President Trump’s desire to cater to the wishes of the National Rifle Association (NRA) is reflected in his nomination of Nielson. The NRA broke its own spending records in support of Donald Trump’s presidential campaign, and spent one million dollars on an advertising campaign to support Supreme Court nominee Neil Gorsuch. In return, Trump told the NRA, “You came through for me, I am going to come through for you.” In nominating Nielson, Trump has kept his word. Nielson has been one of the NRA’s go-to attorneys, fighting to eliminate restrictions on guns in public places and limits on assault weapons.

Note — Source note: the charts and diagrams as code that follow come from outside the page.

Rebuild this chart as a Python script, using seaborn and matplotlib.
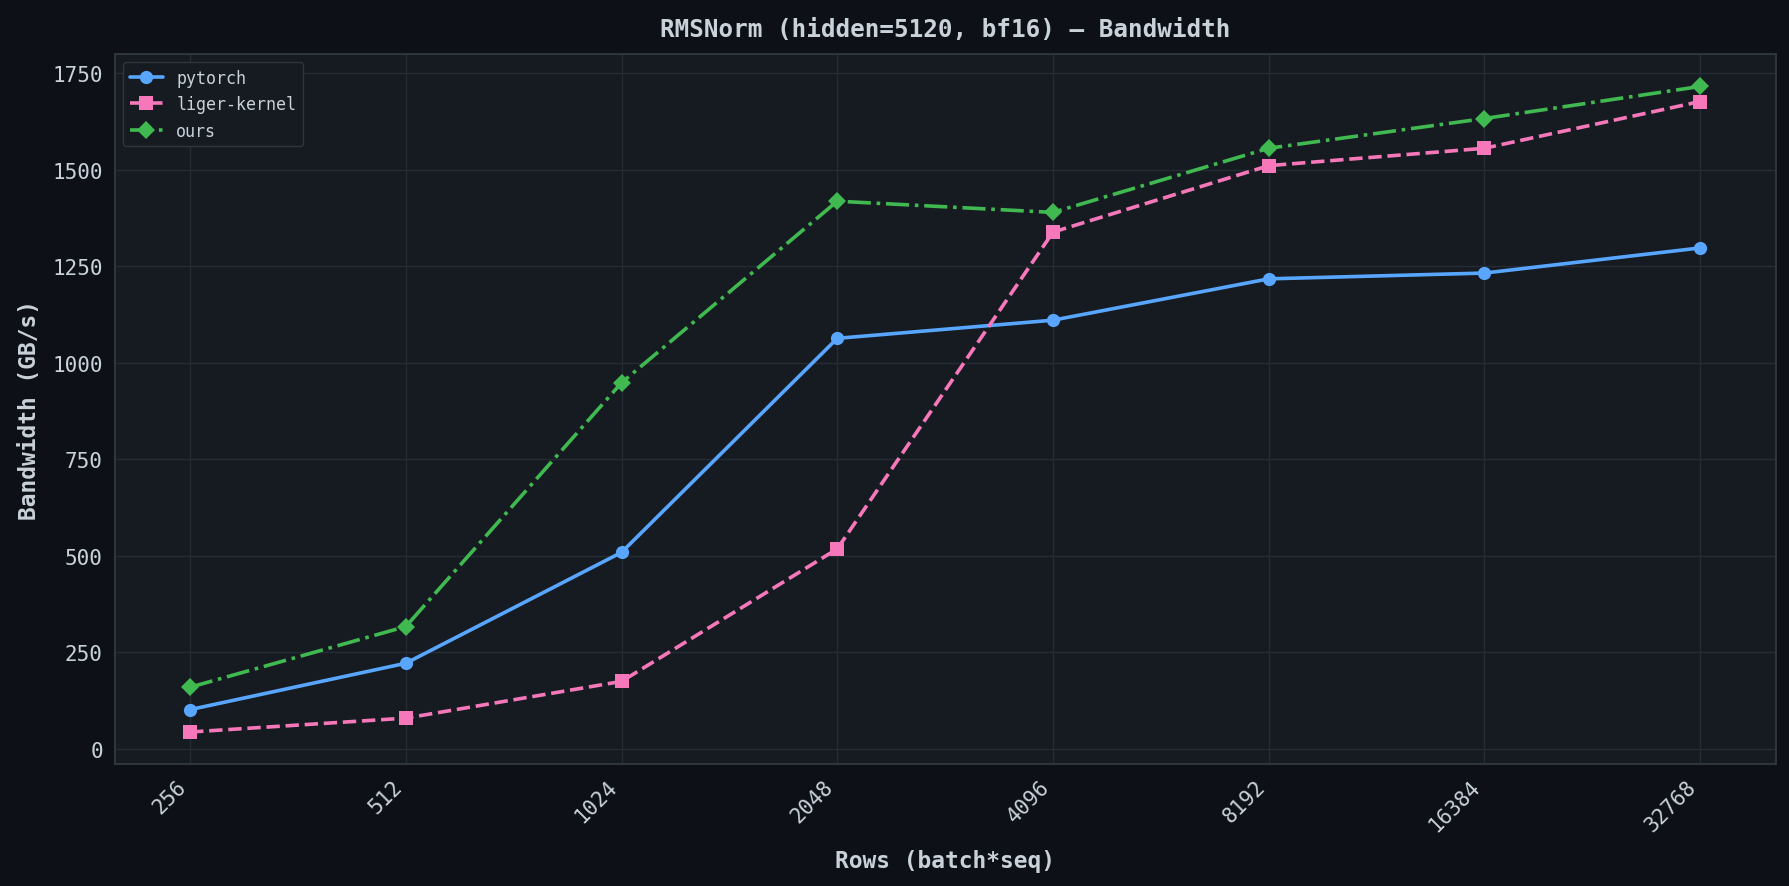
'''RMSNorm bandwidth comparison chart'''
import numpy as np
import pandas as pd
import seaborn as sns
import matplotlib.pyplot as plt

# Data
rows = [256, 512, 1024, 2048, 4096, 8192, 16384, 32768]
pytorch_bw = [102, 222, 509, 1063, 1110, 1217, 1232, 1297]
liger_bw = [44, 80, 175, 518, 1338, 1510, 1555, 1676]
ours_bw = [160, 317, 948, 1418, 1389, 1555, 1632, 1715]

series = ['pytorch', 'liger-kernel', 'ours']
colors = {'pytorch': '#58a6ff', 'liger-kernel': '#f778ba', 'ours': '#3fb950'}
markers = {'pytorch': 'o', 'liger-kernel': 's', 'ours': 'D'}
dashes = {'pytorch': '-', 'liger-kernel': '--', 'ours': '-.'}

df = pd.DataFrame({
    'pos': list(range(len(rows))) * 3,
    'bw': pytorch_bw + liger_bw + ours_bw,
    'impl': np.repeat(series, len(rows)),
})

bg = '#0d1117'
panel = '#161b22'
fg = '#c9d1d9'
edge = '#30363d'

sns.set_theme(style='darkgrid')
plt.rcParams['font.family'] = ['DejaVu Sans Mono', 'DejaVu Sans']
plt.rcParams.update({
    'figure.facecolor': bg,
    'axes.facecolor': panel,
    'axes.edgecolor': edge,
    'grid.color': '#262c36',
    'text.color': fg,
    'axes.labelcolor': fg,
    'xtick.color': fg,
    'ytick.color': fg,
})

fig, ax = plt.subplots(figsize=(17.9, 8.87), dpi=100)
fig.subplots_adjust(left=0.064, right=0.992, top=0.938, bottom=0.137)

for name in series:
    sub = df[df['impl'] == name]
    sns.lineplot(
        data=sub, x='pos', y='bw', ax=ax,
        color=colors[name], marker=markers[name], linestyle=dashes[name],
        linewidth=2.6, markersize=9.5, markeredgewidth=0, label=name,
    )

ax.set_xticks(range(len(rows)))
ax.set_xticklabels([str(r) for r in rows], rotation=45, ha='right', fontsize=15)
ax.tick_params(axis='y', labelsize=15)
ax.tick_params(axis='both', length=5, width=1.4, color='#8b949e')
ax.set_xlim(-0.35, 7.35)
ax.set_ylim(-40, 1799)
ax.set_yticks([0, 250, 500, 750, 1000, 1250, 1500, 1750])
ax.grid(True, linewidth=1)
for s in ax.spines.values():
    s.set_visible(True)
    s.set_color(edge)
    s.set_linewidth(1.4)

ax.set_xlabel('Rows (batch*seq)', fontsize=16.5, fontweight='bold', labelpad=10)
ax.set_ylabel('Bandwidth (GB/s)', fontsize=16.5, fontweight='bold', labelpad=8)
ax.set_title('RMSNorm (hidden=5120, bf16) — Bandwidth', fontsize=17.5,
             fontweight='bold', pad=13)

leg = ax.legend(loc='upper left', fontsize=12, facecolor=panel,
                edgecolor=edge, framealpha=1)
for t in leg.get_texts():
    t.set_color(fg)

fig.savefig('out.png', dpi=100, facecolor=bg)
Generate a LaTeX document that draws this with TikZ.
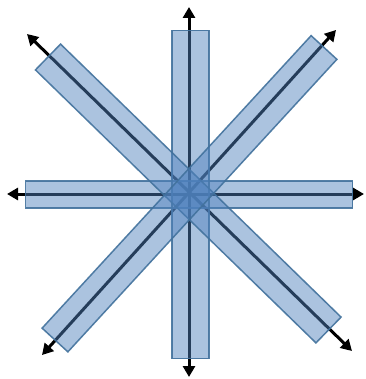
\documentclass[tikz,border=0pt]{standalone}
\usetikzlibrary{calc,arrows.meta}
\definecolor{barfill}{HTML}{4F81BD}
\definecolor{barline}{HTML}{41719C}
\tikzset{
  axisline/.style={line width=3pt, black, {Triangle[length=11pt,width=12pt]}-{Triangle[length=11pt,width=12pt]}},
  barshape/.style={fill=barfill, fill opacity=0.48, draw=barline, draw opacity=0.9, line width=1.5pt, line join=miter}
}
\newcommand{\mybar}[3]{% A, B, half width
  \draw[barshape] ($(#1)!#3!90:(#2)$) -- ($(#1)!#3!-90:(#2)$) -- ($(#2)!#3!90:(#1)$) -- ($(#2)!#3!-90:(#1)$) -- cycle;}
\begin{document}
\begin{tikzpicture}[x=1pt,y=-1pt]
\useasboundingbox (0,0) rectangle (365,379);
% arrow tip coordinates
\coordinate (vt) at (189,7);
\coordinate (vb) at (189,377);
\coordinate (hl) at (7,194);
\coordinate (hr) at (364,194);
\coordinate (d1a) at (27,34);
\coordinate (d1b) at (352,351);
\coordinate (d2a) at (336,30);
\coordinate (d2b) at (42,355);
% bar ends
\coordinate (bvt) at (190.5,30.5);
\coordinate (bvb) at (190.5,358.5);
\coordinate (bhl) at (25.5,194.5);
\coordinate (bhr) at (352.5,194.5);
\coordinate (b1a) at (48,57);
\coordinate (b1b) at (328.5,330);
\coordinate (b2a) at (324,47.5);
\coordinate (b2b) at (55,340);
% lines
\draw[axisline] (vt) -- (vb);
\draw[axisline] (hl) -- (hr);
\draw[axisline] (d1a) -- (d1b);
\draw[axisline] (d2a) -- (d2b);
% bars
\mybar{bhl}{bhr}{13.5pt}
\mybar{bvt}{bvb}{18.5pt}
\mybar{b1a}{b1b}{18pt}
\mybar{b2a}{b2b}{17.5pt}
\end{tikzpicture}
\end{document}
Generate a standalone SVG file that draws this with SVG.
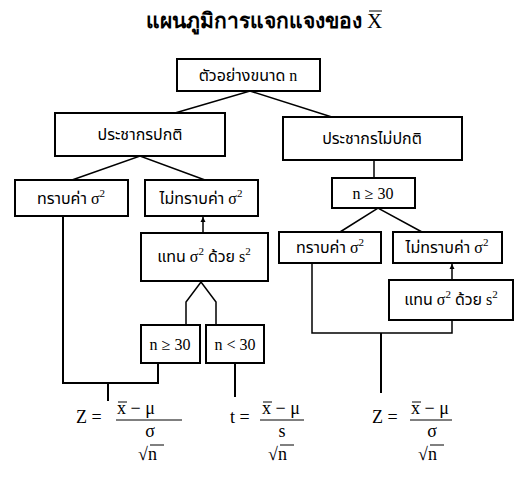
<svg xmlns="http://www.w3.org/2000/svg" width="532" height="485" viewBox="0 0 532 485">
<style>
.box{fill:#fff;stroke:#000;stroke-width:2}
.t{font-family:"Liberation Serif","Noto Sans Thai",serif;font-size:16px;fill:#000;text-anchor:middle}
.f{font-family:"Liberation Serif",serif;font-size:18px;fill:#000}
.ln{stroke:#000;stroke-width:1.5;fill:none}
.lb{stroke:#000;stroke-width:2;fill:none}
.bar{stroke:#000;stroke-width:1}
.sup{font-size:11px}
</style>
<defs>
<marker id="ah" markerWidth="6" markerHeight="6" refX="5" refY="3" orient="auto" markerUnits="userSpaceOnUse">
<path d="M0,0.5 L5,3 L0,5.5z" fill="#000"/>
</marker>
</defs>
<rect width="532" height="485" fill="#fff"/>
<g id="title">
<text x="264" y="28" font-family="Liberation Serif,serif" font-size="21" font-weight="bold" text-anchor="middle">แผนภูมิการแจกแจงของ <tspan font-weight="normal">X</tspan></text>
<line class="bar" x1="369" y1="11" x2="382" y2="11"/>
</g>
<g id="connectors">
<polyline class="ln" points="175,113 250,91 335,118"/>
<polyline class="ln" points="72,180 140,156 205,180"/>
<line class="ln" x1="203" y1="233" x2="203" y2="217" marker-end="url(#ah)"/>
<polyline class="ln" points="186,325 186,302 201,282 216,302 216,325"/>
<polyline class="lb" points="63,216 63,383 158,383 158,363"/>
<line class="lb" x1="108" y1="383" x2="108" y2="401"/>
<line class="lb" x1="235" y1="363" x2="235" y2="397"/>
<line class="ln" x1="374" y1="160" x2="374" y2="178"/>
<polyline class="ln" points="340,232 378,208 422,232"/>
<line class="ln" x1="452" y1="280" x2="452" y2="264" marker-end="url(#ah)"/>
<polyline class="ln" points="312,263 312,333 452,333 452,320"/>
<line class="lb" x1="381" y1="333" x2="381" y2="393"/>
</g>
<g id="n_sample"><rect class="box" x="177" y="59" width="143" height="32"/><text class="t" x="248" y="81">ตัวอย่างขนาด n</text></g>
<g id="n_normal"><rect class="box" x="55" y="113" width="170" height="43"/><text class="t" x="140" y="140">ประชากรปกติ</text></g>
<g id="n_nonnormal"><rect class="box" x="283" y="117" width="179" height="43"/><text class="t" x="372" y="144">ประชากรไม่ปกติ</text></g>
<g id="n_known_l"><rect class="box" x="15" y="180" width="113" height="36"/><text class="t" x="71" y="204">ทราบค่า σ<tspan class="sup" dy="-7">2</tspan></text></g>
<g id="n_unknown_l"><rect class="box" x="145" y="180" width="113" height="36"/><text class="t" x="201" y="204">ไม่ทราบค่า σ<tspan class="sup" dy="-7">2</tspan></text></g>
<g id="n_replace_l"><rect class="box" x="141" y="233" width="127" height="48"/><text class="t" x="204" y="262">แทน σ<tspan class="sup" dy="-7">2</tspan><tspan dy="7"> ด้วย s</tspan><tspan class="sup" dy="-7">2</tspan></text></g>
<g id="n_ge30_l"><rect class="box" x="141" y="325" width="59" height="38"/><text class="t" x="170" y="350">n ≥ 30</text></g>
<g id="n_lt30_l"><rect class="box" x="206" y="325" width="58" height="38"/><text class="t" x="235" y="350">n &lt; 30</text></g>
<g id="n_ge30_r"><rect class="box" x="332" y="178" width="83" height="30"/><text class="t" x="373" y="199">n ≥ 30</text></g>
<g id="n_known_r"><rect class="box" x="279" y="232" width="102" height="31"/><text class="t" x="330" y="253">ทราบค่า σ<tspan class="sup" dy="-7">2</tspan></text></g>
<g id="n_unknown_r"><rect class="box" x="393" y="232" width="109" height="31"/><text class="t" x="447" y="253">ไม่ทราบค่า σ<tspan class="sup" dy="-7">2</tspan></text></g>
<g id="n_replace_r"><rect class="box" x="389" y="280" width="124" height="40"/><text class="t" x="451" y="305">แทน σ<tspan class="sup" dy="-7">2</tspan><tspan dy="7"> ด้วย s</tspan><tspan class="sup" dy="-7">2</tspan></text></g>
<g id="formula_z1">
<text class="f" x="76" y="423">Z =</text>
<text class="f" x="117" y="414">x − μ</text>
<line class="bar" x1="118" y1="402" x2="127" y2="402"/>
<line class="bar" x1="116" y1="420" x2="182" y2="420"/>
<text class="f" x="150" y="437" text-anchor="middle">σ</text>
<text class="f" x="138" y="460">√n</text>
<line class="bar" x1="150" y1="445" x2="164" y2="445"/>
</g>
<g id="formula_t">
<text class="f" x="230" y="423">t =</text>
<text class="f" x="262" y="414">x − μ</text>
<line class="bar" x1="263" y1="402" x2="272" y2="402"/>
<line class="bar" x1="260" y1="420" x2="304" y2="420"/>
<text class="f" x="282" y="437" text-anchor="middle">s</text>
<text class="f" x="268" y="460">√n</text>
<line class="bar" x1="280" y1="445" x2="294" y2="445"/>
</g>
<g id="formula_z2">
<text class="f" x="372" y="423">Z =</text>
<text class="f" x="411" y="414">x − μ</text>
<line class="bar" x1="412" y1="402" x2="421" y2="402"/>
<line class="bar" x1="410" y1="420" x2="452" y2="420"/>
<text class="f" x="432" y="437" text-anchor="middle">σ</text>
<text class="f" x="418" y="460">√n</text>
<line class="bar" x1="430" y1="445" x2="444" y2="445"/>
</g>
</svg>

On yet another front, the use of torture, Nielson appears inclined to reinforce the worst impulses of President Trump. Trump has questioned the Geneva Conventions and supported waterboarding, saying, “The problem is we have the Geneva Conventions, all sorts of rules and regulations, so the soldiers are afraid to fight[.]” He has said he wants to “bring back a hell of a lot worse than waterboarding.” Significantly, Nielson worked in the Office of Legal Counsel (OLC) in the George W. Bush Administration when the notorious “torture memos” were issued. In response to criticism of the memos in The Washington Post, Nielson wrote a letter to the editor defending the memos’ author, Stephen Bradbury. In addition, he authored a memorandum that gutted protections for persons in custody under the Geneva Conventions, a memorandum one expert said was based on such “erroneous legal reasoning and conclusions” that it should be “add[ed] . . . to the Legal Scrapheap.”

Finally, Nielson has fought efforts to ensure equality in education for people of color; has advocated against regulating greenhouse gases; has frequently litigated against the Affordable Care Act; and has defended severe burdens on women’s exercise of their reproductive rights.

Alliance for Justice opposes his confirmation.